Developing the tools to handle big data

Eugene Ng has devised numerous strategies that enable networks to adapt their structures dynamically.

Eugene Ng

About 10 years ago, Eugene Ng began to notice a pattern emerging in his research.

“Things were just too slow. The amounts of data people were working with were enormous. Their hardware and software weren’t doing the job. Increasingly, I was working with new ways to handle more data, and do it faster and more reliably,” said Ng, professor of computer science (CS) and of electrical and computer engineering.

Since then, Ng and his research team have devised numerous strategies that enable networks to adapt their structures dynamically, to accelerate and optimize the transmissions of large data sets, as well as algorithms and software for efficient management of the technologies. In 2018, for example, his research team introduced ShareBackup, in which backup switches are shared network-wide for repairing failures. The strategy permits networks to quickly recover full capacity while leaving applications untouched.
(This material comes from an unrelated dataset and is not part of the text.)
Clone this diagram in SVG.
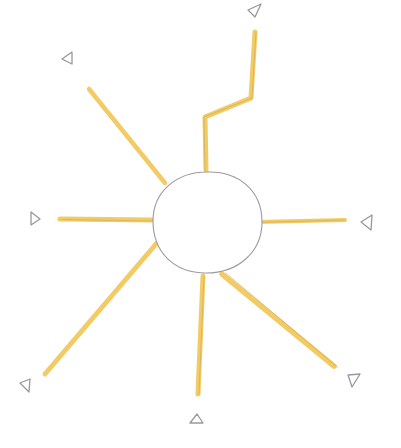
<svg xmlns="http://www.w3.org/2000/svg" width="401" height="448" viewBox="0 0 401 448">
<style>
.ray{fill:none;stroke:#f0c24a;stroke-width:5;stroke-linecap:round;stroke-linejoin:round;opacity:0.85}
.core{fill:none;stroke:#b89a55;stroke-width:0.7;stroke-linecap:round;stroke-linejoin:round;opacity:0.6}
.tri{fill:#fff;stroke:#999;stroke-width:1.3;stroke-linejoin:round}
.hub{fill:#fff;stroke:#9a9aa4;stroke-width:1.1}
</style>
<rect width="401" height="448" fill="#fff"/>
<g id="connectors">
<polyline class="ray" points="255,32 251,98 205,117 206,170"/>
<polyline class="core" points="256,32 252,98 204,117 205,172"/>
<line class="ray" x1="89" y1="89" x2="165" y2="183" style="stroke-width:4.5"/>
<line class="ray" x1="60" y1="219" x2="152" y2="220"/>
<line class="core" x1="62" y1="219.5" x2="153" y2="221"/>
<line class="ray" x1="256" y1="222" x2="345" y2="220" style="stroke-width:4"/>
<line class="core" x1="256" y1="222.5" x2="345" y2="220"/>
<line class="ray" x1="156" y1="244" x2="45" y2="374"/>
<line class="ray" x1="203" y1="276" x2="198" y2="394"/>
<line class="core" x1="204" y1="276" x2="199" y2="394"/>
<line class="ray" x1="222" y1="274" x2="334" y2="366" style="stroke-width:5.5"/>
<line class="core" x1="226" y1="273" x2="338" y2="368"/>
</g>
<g id="hub">
<path class="hub" d="M207,172 C238,171 262,190 262,222 C262,252 238,273 206,273 C174,273 153,252 153,221 C153,192 176,172 207,172 Z"/>
</g>
<g id="end-top"><path class="tri" d="M248,10 L261,4 L255,17 Z"/></g>
<g id="end-upper-left"><path class="tri" d="M62,59 L72,52 L72,64 Z"/></g>
<g id="end-left"><path class="tri" d="M31,212 L40,219 L31,225 Z"/></g>
<g id="end-right"><path class="tri" d="M361,222 L372,215 L371,230 Z"/></g>
<g id="end-lower-left"><path class="tri" d="M20,383 L30,379 L29,392 Z"/></g>
<g id="end-bottom"><path class="tri" d="M197,414 L203,423 L190,423 Z"/></g>
<g id="end-lower-right"><path class="tri" d="M348,375 L360,374 L352,387 Z"/></g>
</svg>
The standard method for dealing with switch failure was to reroute the flow of data to a different line. Because networks’ connecting servers have many paths, data centers detour the flow around the blockage. The alternate route becomes congested with too much data and its flow is severely disrupted.

“Shared backup switches in data centers take on the network traffic in fractions of a second after a software or hardware switch failure. Traffic is redirected by a change in the network structure,” Ng said. ShareBackup has recorded a failure-to-recovery time of 0.73 milliseconds.

Another project is even more ambitious. With the aid of a National Science Foundation grant, Ng created a customized, energy-efficient optical network that streamlines the flow of data to supercomputing clusters. Ng was the principal investigator on the project called BOLD, short for “Big-data and Optical Lightpaths-Driven networked systems.”

“Research produces mountains of data, more than ever before, and sometimes there’s no efficient way to process it. BOLD takes advantage of optical data-networking switches. They have more capacity than the conventional electronic switches used in internet data centers.

“We needed new approaches to network control software, operating systems and applications so that they can keep up with the faster network. Optics is appealing to industry because it’s energy-efficient, scalable and nonintrusive to users,” Ng said.

Another NSF grant, this one for $1.2 million, helped Ng develop distributed programming methods for analyzing streaming data. With Ang Chen, assistant professor of CS at Rice, Ng took advantage of programmable elements in the various components that store and deliver data to customers.

“Previously, the processing was done at the server, without any processing or computation along the path. Our goal is to change that. All of the switches, routers and other components between users and data servers can become an active part in managing and analyzing big data,” Ng said.

In June, Ng was in South Korea to attend the Korean-American Kavli Frontiers of Science symposium, sponsored by the U.S. National Academy of Sciences and the Korean Academy of Science and Technology.

“I talked to neuroscientists and other people who were complaining that their software was working too slowly. I sympathized with them. That’s exactly the problem we’re trying to solve,” he said.